>> Begin DATA SHOWN
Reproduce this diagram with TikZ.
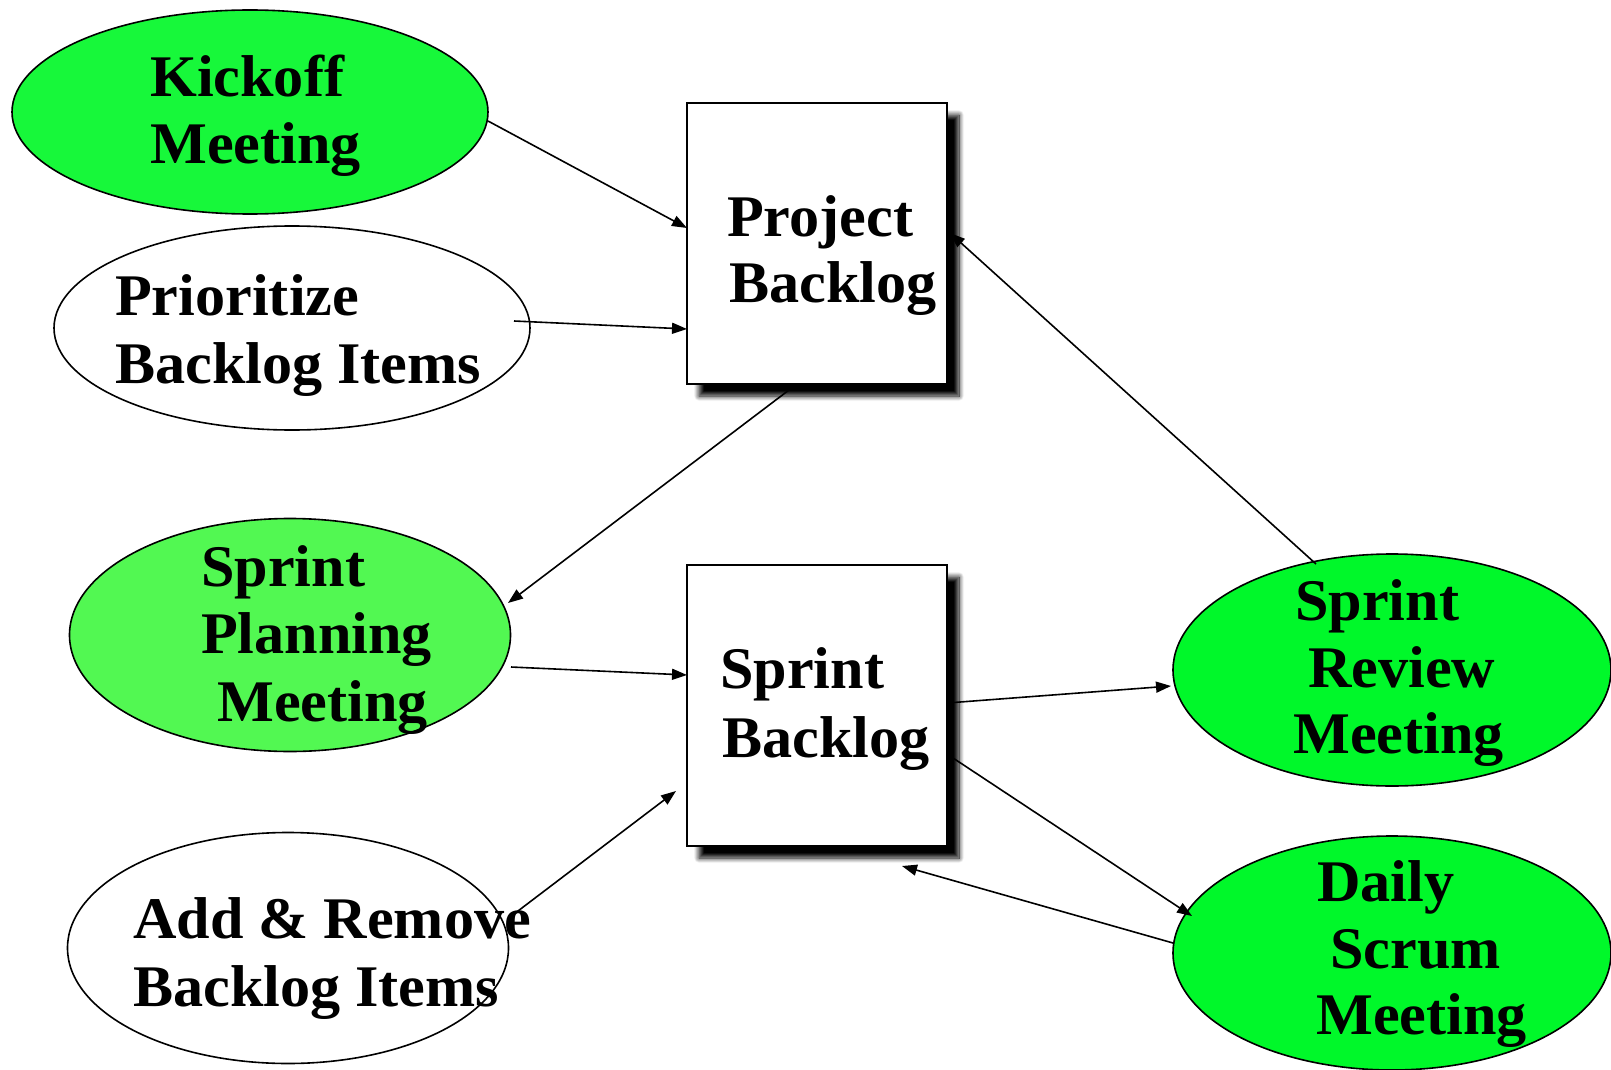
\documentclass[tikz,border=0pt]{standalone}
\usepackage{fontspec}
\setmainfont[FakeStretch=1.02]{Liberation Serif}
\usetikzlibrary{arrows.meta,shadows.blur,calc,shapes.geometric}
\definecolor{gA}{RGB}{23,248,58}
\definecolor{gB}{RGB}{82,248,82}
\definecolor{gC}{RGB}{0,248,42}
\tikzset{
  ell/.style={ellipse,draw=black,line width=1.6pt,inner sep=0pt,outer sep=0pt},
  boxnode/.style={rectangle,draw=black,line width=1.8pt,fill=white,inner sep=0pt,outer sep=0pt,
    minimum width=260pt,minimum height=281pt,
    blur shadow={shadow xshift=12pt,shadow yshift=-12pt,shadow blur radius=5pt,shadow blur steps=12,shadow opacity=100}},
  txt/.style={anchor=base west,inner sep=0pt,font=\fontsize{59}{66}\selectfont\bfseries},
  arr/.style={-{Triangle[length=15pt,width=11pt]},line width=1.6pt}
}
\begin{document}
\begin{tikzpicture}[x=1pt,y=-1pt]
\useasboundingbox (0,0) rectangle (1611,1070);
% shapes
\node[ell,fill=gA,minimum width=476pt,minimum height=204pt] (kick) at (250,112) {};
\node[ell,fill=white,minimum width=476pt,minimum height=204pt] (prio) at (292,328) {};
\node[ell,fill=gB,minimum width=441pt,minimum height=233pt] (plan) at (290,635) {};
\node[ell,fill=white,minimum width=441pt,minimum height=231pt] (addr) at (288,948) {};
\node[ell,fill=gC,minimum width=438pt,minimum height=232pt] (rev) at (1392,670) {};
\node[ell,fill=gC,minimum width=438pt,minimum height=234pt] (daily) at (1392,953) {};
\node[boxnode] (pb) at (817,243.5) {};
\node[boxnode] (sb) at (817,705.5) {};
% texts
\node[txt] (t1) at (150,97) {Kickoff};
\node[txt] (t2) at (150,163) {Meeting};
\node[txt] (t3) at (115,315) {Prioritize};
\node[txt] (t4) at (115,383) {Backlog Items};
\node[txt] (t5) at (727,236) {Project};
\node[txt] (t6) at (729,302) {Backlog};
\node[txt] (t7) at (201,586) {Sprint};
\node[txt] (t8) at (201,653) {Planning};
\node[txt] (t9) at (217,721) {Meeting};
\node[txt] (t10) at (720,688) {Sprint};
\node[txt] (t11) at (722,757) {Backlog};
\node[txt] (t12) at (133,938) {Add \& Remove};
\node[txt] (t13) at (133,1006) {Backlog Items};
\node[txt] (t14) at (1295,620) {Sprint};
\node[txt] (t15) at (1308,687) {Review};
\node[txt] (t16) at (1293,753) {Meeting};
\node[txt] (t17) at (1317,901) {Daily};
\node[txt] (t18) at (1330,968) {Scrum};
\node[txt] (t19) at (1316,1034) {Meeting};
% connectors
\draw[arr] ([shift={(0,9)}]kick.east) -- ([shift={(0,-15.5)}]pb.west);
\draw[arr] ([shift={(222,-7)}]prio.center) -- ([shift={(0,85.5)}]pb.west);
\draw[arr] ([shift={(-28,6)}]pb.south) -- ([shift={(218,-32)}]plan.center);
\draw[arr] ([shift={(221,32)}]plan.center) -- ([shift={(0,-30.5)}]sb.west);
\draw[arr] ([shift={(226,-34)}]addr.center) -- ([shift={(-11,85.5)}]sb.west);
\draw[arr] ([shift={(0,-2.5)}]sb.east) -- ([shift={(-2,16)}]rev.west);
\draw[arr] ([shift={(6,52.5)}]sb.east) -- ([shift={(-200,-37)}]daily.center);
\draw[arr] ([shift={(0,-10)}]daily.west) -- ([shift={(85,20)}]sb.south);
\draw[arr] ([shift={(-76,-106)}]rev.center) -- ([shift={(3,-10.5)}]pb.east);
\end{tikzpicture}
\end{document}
>> End DATA SHOWN
GOAL =>
Every line should be retyped exactly, with the pictures omitted.

SOLUTION =>
Reproduce this diagram with TikZ.
\documentclass[tikz,border=0pt]{standalone}
\usepackage{fontspec}
\setmainfont[FakeStretch=1.02]{Liberation Serif}
\usetikzlibrary{arrows.meta,shadows.blur,calc,shapes.geometric}
\definecolor{gA}{RGB}{23,248,58}
\definecolor{gB}{RGB}{82,248,82}
\definecolor{gC}{RGB}{0,248,42}
\tikzset{
  ell/.style={ellipse,draw=black,line width=1.6pt,inner sep=0pt,outer sep=0pt},
  boxnode/.style={rectangle,draw=black,line width=1.8pt,fill=white,inner sep=0pt,outer sep=0pt,
    minimum width=260pt,minimum height=281pt,
    blur shadow={shadow xshift=12pt,shadow yshift=-12pt,shadow blur radius=5pt,shadow blur steps=12,shadow opacity=100}},
  txt/.style={anchor=base west,inner sep=0pt,font=\fontsize{59}{66}\selectfont\bfseries},
  arr/.style={-{Triangle[length=15pt,width=11pt]},line width=1.6pt}
}
\begin{document}
\begin{tikzpicture}[x=1pt,y=-1pt]
\useasboundingbox (0,0) rectangle (1611,1070);
% shapes
\node[ell,fill=gA,minimum width=476pt,minimum height=204pt] (kick) at (250,112) {};
\node[ell,fill=white,minimum width=476pt,minimum height=204pt] (prio) at (292,328) {};
\node[ell,fill=gB,minimum width=441pt,minimum height=233pt] (plan) at (290,635) {};
\node[ell,fill=white,minimum width=441pt,minimum height=231pt] (addr) at (288,948) {};
\node[ell,fill=gC,minimum width=438pt,minimum height=232pt] (rev) at (1392,670) {};
\node[ell,fill=gC,minimum width=438pt,minimum height=234pt] (daily) at (1392,953) {};
\node[boxnode] (pb) at (817,243.5) {};
\node[boxnode] (sb) at (817,705.5) {};
% texts
\node[txt] (t1) at (150,97) {Kickoff};
\node[txt] (t2) at (150,163) {Meeting};
\node[txt] (t3) at (115,315) {Prioritize};
\node[txt] (t4) at (115,383) {Backlog Items};
\node[txt] (t5) at (727,236) {Project};
\node[txt] (t6) at (729,302) {Backlog};
\node[txt] (t7) at (201,586) {Sprint};
\node[txt] (t8) at (201,653) {Planning};
\node[txt] (t9) at (217,721) {Meeting};
\node[txt] (t10) at (720,688) {Sprint};
\node[txt] (t11) at (722,757) {Backlog};
\node[txt] (t12) at (133,938) {Add \& Remove};
\node[txt] (t13) at (133,1006) {Backlog Items};
\node[txt] (t14) at (1295,620) {Sprint};
\node[txt] (t15) at (1308,687) {Review};
\node[txt] (t16) at (1293,753) {Meeting};
\node[txt] (t17) at (1317,901) {Daily};
\node[txt] (t18) at (1330,968) {Scrum};
\node[txt] (t19) at (1316,1034) {Meeting};
% connectors
\draw[arr] ([shift={(0,9)}]kick.east) -- ([shift={(0,-15.5)}]pb.west);
\draw[arr] ([shift={(222,-7)}]prio.center) -- ([shift={(0,85.5)}]pb.west);
\draw[arr] ([shift={(-28,6)}]pb.south) -- ([shift={(218,-32)}]plan.center);
\draw[arr] ([shift={(221,32)}]plan.center) -- ([shift={(0,-30.5)}]sb.west);
\draw[arr] ([shift={(226,-34)}]addr.center) -- ([shift={(-11,85.5)}]sb.west);
\draw[arr] ([shift={(0,-2.5)}]sb.east) -- ([shift={(-2,16)}]rev.west);
\draw[arr] ([shift={(6,52.5)}]sb.east) -- ([shift={(-200,-37)}]daily.center);
\draw[arr] ([shift={(0,-10)}]daily.west) -- ([shift={(85,20)}]sb.south);
\draw[arr] ([shift={(-76,-106)}]rev.center) -- ([shift={(3,-10.5)}]pb.east);
\end{tikzpicture}
\end{document}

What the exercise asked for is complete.